Technologieoffenheit
Viele Logistikunternehmen würden gerne aus ökologischen Gründen einen Teil ihrer Transporte auf die Schiene verlagern, haben aber keine Chance, die erforderlichen Trassen zu bekommen – weil es im Schienennetz heute schon sehr eng zugeht und der Personenverkehr absoluten Vorrang hat. Letzteres liegt womöglich daran, dass Passagiere auch Wähler sind, während beim Warenverkehr vage politische Versprechungen reichen.
Aus ökologischer Sicht wäre jedoch eine Trendwende beim Modal-Split des Transportwesens enorm wichtig. Denn die Klimaziele für den Verkehrsbereich lassen sich nur erreichen, wenn ein deutlicher Schwerpunkt auf die Dekarbonisierung des Güterverkehrs gesetzt wird. Und dies kann wiederum nur gelingen, wenn alle technologischen Möglichkeiten genutzt werden: Dazu gehören längere Güterzugverbände und eine Harmonisierung der Geschwindigkeiten, um die Anzahl der Transportslots zu erhöhen. Außerdem Technologieoffenheit bei Lkws, die von E-Fuels bis Wasserstoffantrieb reicht.
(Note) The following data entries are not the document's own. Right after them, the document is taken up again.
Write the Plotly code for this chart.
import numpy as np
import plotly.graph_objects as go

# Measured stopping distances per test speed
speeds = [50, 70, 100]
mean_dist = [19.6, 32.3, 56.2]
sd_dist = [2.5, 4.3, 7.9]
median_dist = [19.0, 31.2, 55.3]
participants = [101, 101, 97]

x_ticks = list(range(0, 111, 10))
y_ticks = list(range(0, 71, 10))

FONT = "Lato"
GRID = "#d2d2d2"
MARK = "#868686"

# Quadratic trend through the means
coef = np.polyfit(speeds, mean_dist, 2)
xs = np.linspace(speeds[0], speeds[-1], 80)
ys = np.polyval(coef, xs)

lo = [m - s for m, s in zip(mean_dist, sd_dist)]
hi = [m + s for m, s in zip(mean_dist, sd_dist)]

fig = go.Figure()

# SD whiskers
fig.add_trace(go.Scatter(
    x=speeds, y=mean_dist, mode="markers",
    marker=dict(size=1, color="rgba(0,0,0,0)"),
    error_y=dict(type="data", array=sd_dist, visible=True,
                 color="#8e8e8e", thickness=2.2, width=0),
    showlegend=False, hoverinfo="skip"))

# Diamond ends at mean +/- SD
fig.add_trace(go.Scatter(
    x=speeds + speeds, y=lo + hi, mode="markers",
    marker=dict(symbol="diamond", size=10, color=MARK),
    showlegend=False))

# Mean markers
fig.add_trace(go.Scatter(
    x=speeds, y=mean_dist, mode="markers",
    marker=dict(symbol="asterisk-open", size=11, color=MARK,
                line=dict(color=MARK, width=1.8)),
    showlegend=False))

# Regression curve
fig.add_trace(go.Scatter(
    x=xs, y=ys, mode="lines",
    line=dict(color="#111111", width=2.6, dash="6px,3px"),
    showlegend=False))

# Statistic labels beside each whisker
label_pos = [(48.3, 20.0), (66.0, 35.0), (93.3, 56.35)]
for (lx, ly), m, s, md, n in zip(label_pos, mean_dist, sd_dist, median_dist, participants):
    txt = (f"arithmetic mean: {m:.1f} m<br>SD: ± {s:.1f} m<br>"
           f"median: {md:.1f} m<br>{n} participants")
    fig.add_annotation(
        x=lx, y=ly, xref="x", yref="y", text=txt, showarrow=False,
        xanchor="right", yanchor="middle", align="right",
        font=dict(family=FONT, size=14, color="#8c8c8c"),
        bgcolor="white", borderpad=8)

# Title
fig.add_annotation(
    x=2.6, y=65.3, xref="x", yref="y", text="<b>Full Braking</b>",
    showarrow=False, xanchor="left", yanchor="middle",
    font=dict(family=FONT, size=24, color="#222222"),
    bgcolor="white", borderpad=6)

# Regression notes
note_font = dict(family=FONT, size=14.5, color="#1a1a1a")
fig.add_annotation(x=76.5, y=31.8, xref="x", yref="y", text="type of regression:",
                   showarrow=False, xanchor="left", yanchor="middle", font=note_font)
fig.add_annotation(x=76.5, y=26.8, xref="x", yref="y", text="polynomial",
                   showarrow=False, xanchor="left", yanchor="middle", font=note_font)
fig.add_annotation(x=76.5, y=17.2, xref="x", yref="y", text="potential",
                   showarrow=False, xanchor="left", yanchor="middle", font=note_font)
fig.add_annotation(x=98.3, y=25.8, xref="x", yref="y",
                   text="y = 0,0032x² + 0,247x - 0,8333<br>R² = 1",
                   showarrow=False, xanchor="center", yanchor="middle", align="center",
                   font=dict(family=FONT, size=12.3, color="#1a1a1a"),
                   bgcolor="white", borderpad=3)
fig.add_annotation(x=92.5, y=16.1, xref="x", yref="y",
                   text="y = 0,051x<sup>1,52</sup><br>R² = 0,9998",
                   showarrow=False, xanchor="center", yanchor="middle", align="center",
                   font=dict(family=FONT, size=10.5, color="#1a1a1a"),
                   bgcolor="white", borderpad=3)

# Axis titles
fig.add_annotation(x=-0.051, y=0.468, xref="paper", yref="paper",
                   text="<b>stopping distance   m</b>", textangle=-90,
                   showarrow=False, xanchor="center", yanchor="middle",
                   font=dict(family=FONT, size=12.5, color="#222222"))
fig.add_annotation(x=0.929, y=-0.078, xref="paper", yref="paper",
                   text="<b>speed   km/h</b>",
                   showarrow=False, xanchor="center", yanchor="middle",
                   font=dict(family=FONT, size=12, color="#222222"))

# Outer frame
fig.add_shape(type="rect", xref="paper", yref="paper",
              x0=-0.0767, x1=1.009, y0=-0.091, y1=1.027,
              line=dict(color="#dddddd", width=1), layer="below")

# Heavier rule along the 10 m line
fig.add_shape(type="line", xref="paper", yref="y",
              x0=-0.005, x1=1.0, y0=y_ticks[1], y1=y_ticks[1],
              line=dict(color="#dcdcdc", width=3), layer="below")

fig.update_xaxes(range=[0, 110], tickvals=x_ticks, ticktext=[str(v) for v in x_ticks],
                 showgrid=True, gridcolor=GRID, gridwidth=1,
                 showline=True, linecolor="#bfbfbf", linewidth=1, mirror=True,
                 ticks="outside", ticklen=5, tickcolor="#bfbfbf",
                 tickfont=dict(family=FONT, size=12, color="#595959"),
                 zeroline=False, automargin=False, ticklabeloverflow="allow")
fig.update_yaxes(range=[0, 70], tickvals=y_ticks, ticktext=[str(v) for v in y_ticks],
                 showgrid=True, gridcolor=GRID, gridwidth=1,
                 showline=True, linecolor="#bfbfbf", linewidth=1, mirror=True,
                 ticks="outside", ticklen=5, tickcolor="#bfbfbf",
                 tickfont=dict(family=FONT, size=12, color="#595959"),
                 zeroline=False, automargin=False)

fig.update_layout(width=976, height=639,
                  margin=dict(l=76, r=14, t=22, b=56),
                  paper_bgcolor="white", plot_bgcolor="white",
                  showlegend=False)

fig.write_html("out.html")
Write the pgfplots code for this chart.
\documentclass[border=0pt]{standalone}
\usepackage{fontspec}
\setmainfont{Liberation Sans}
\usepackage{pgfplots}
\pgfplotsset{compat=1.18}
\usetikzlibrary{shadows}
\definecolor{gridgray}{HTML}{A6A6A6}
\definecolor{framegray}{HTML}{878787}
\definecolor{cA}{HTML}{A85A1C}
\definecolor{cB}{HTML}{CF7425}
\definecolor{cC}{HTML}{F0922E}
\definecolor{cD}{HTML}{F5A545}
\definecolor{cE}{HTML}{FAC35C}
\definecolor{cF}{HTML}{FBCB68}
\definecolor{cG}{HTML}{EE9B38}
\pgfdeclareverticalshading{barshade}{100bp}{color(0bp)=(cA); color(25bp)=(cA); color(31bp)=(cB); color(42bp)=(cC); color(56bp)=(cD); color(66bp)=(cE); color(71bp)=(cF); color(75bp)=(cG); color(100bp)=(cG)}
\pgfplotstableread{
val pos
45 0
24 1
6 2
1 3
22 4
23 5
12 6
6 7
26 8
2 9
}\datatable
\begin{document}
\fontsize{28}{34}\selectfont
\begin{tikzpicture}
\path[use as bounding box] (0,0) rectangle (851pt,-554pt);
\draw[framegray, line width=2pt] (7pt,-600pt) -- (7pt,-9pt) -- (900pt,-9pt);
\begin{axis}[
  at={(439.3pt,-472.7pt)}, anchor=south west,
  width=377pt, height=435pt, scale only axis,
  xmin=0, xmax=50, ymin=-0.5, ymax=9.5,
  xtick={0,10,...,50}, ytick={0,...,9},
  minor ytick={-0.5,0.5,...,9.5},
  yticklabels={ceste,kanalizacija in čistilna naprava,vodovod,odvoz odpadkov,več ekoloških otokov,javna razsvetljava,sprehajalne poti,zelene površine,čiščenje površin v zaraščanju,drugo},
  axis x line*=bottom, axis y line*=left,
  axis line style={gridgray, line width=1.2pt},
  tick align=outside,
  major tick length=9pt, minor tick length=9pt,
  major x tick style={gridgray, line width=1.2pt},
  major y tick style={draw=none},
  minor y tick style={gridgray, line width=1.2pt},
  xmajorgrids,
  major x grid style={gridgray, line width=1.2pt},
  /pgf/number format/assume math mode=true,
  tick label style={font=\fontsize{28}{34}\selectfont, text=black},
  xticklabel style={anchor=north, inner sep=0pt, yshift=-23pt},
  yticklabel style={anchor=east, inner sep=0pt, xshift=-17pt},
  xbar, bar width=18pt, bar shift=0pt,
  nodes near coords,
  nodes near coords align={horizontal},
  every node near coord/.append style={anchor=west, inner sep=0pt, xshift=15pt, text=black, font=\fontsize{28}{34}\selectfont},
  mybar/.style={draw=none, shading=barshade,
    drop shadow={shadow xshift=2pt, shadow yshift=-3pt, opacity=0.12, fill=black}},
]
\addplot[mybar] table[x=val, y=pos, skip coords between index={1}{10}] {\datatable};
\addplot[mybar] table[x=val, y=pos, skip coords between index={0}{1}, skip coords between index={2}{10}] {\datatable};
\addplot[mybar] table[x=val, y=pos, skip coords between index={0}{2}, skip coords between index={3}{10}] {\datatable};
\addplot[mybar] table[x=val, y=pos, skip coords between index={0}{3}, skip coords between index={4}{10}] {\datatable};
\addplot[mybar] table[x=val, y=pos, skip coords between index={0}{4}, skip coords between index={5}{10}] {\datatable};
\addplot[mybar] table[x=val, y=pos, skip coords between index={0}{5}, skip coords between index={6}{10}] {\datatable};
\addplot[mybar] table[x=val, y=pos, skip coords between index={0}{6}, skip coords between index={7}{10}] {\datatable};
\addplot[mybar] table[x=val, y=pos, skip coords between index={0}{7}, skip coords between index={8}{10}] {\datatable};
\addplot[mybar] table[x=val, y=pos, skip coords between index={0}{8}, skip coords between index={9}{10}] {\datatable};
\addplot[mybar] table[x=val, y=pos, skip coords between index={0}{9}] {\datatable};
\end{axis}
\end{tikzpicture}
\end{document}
Vor allem ist aber ein offenerer, ideologiebefreiter Zugang zum Thema Bahn erforderlich. Derzeit sind die lautesten Fans der Schiene oft zugleich auch jene, die echten Fortschritt behindern, indem sie eingefahrene Strukturen und populistische Standpunkte über Effizienzsteigerung stellen.
Conclusio
Standardisierung. Die Hersteller haben logischerweise kein Interesse an der europaweiten Vereinheitlichung der Bahntechnologie. Die EU macht da viel zu wenig Druck. Deshalb passieren auch die Innovationsschritte viel zu langsam.
Amazonisierung. In Europa werden immer weniger schienenaffine Massengüter produziert. Dafür steigen Just-in-Time-Aufträge und kleine individualisierte Sendungen. Beides wird die Zukunft der Güterbahn nicht einfacher machen.
Pragmatismus. Eine Trendwende im Transportwesen wäre wichtig für die Ökobilanzen. Extrem teure Tunnelbauwerke tragen dazu wenig bei. Es braucht ein gesamtheitliches Konzept, um die Güterbahn attraktiver zu machen.